# [Problem details]
In the records below, begin at the line that has "Rebuild this chart" and stop after the line that has "const data = xValues.map((x, i)"; quote those lines verbatim and nothing more.

# [Data for processing]
------------

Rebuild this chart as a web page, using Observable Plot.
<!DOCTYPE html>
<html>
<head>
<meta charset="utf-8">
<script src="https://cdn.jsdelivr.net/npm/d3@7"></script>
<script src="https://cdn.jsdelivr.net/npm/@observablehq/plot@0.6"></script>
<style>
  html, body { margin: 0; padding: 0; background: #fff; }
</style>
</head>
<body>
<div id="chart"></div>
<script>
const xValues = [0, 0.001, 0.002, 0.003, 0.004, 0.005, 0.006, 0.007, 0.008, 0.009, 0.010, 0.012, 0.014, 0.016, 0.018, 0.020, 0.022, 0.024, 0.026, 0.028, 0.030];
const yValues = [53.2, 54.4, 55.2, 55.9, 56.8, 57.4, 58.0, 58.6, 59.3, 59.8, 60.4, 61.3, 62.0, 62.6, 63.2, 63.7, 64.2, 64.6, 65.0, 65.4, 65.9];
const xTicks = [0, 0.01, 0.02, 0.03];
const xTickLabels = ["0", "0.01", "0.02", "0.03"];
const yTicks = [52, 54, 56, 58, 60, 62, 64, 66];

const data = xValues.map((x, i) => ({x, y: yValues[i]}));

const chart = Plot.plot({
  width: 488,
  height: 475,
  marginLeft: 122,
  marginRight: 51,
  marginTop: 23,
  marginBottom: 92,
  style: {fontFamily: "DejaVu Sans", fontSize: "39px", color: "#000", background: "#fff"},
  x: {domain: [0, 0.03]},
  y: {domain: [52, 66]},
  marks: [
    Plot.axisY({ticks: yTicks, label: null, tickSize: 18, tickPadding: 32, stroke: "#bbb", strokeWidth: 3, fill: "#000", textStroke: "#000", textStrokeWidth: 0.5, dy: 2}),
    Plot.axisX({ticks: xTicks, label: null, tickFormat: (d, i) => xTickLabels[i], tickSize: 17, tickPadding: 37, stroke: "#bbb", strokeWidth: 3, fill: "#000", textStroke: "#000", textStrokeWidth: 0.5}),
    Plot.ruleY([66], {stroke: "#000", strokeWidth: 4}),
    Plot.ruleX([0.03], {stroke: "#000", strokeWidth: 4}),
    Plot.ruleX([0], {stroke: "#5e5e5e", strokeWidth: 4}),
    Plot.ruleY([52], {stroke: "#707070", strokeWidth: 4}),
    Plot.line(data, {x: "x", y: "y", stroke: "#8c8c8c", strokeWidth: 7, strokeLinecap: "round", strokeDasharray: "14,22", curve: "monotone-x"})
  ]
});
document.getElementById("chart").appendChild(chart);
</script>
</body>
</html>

------------

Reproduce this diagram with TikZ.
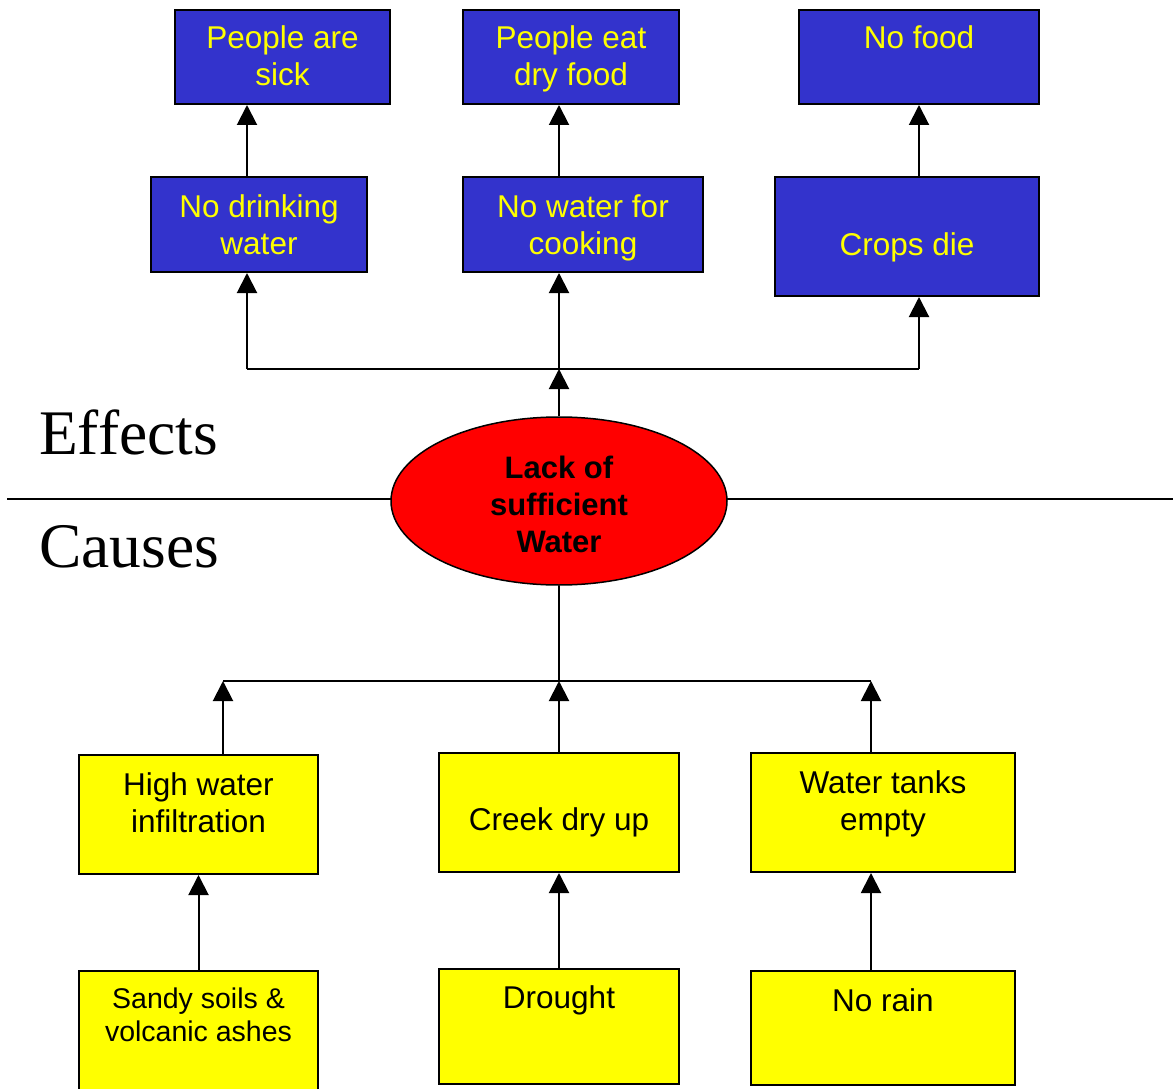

------------

# [Solved exercise]
Rebuild this chart as a web page, using Observable Plot.
<!DOCTYPE html>
<html>
<head>
<meta charset="utf-8">
<script src="https://cdn.jsdelivr.net/npm/d3@7"></script>
<script src="https://cdn.jsdelivr.net/npm/@observablehq/plot@0.6"></script>
<style>
  html, body { margin: 0; padding: 0; background: #fff; }
</style>
</head>
<body>
<div id="chart"></div>
<script>
const xValues = [0, 0.001, 0.002, 0.003, 0.004, 0.005, 0.006, 0.007, 0.008, 0.009, 0.010, 0.012, 0.014, 0.016, 0.018, 0.020, 0.022, 0.024, 0.026, 0.028, 0.030];
const yValues = [53.2, 54.4, 55.2, 55.9, 56.8, 57.4, 58.0, 58.6, 59.3, 59.8, 60.4, 61.3, 62.0, 62.6, 63.2, 63.7, 64.2, 64.6, 65.0, 65.4, 65.9];
const xTicks = [0, 0.01, 0.02, 0.03];
const xTickLabels = ["0", "0.01", "0.02", "0.03"];
const yTicks = [52, 54, 56, 58, 60, 62, 64, 66];

const data = xValues.map((x, i) => ({x, y: yValues[i]}));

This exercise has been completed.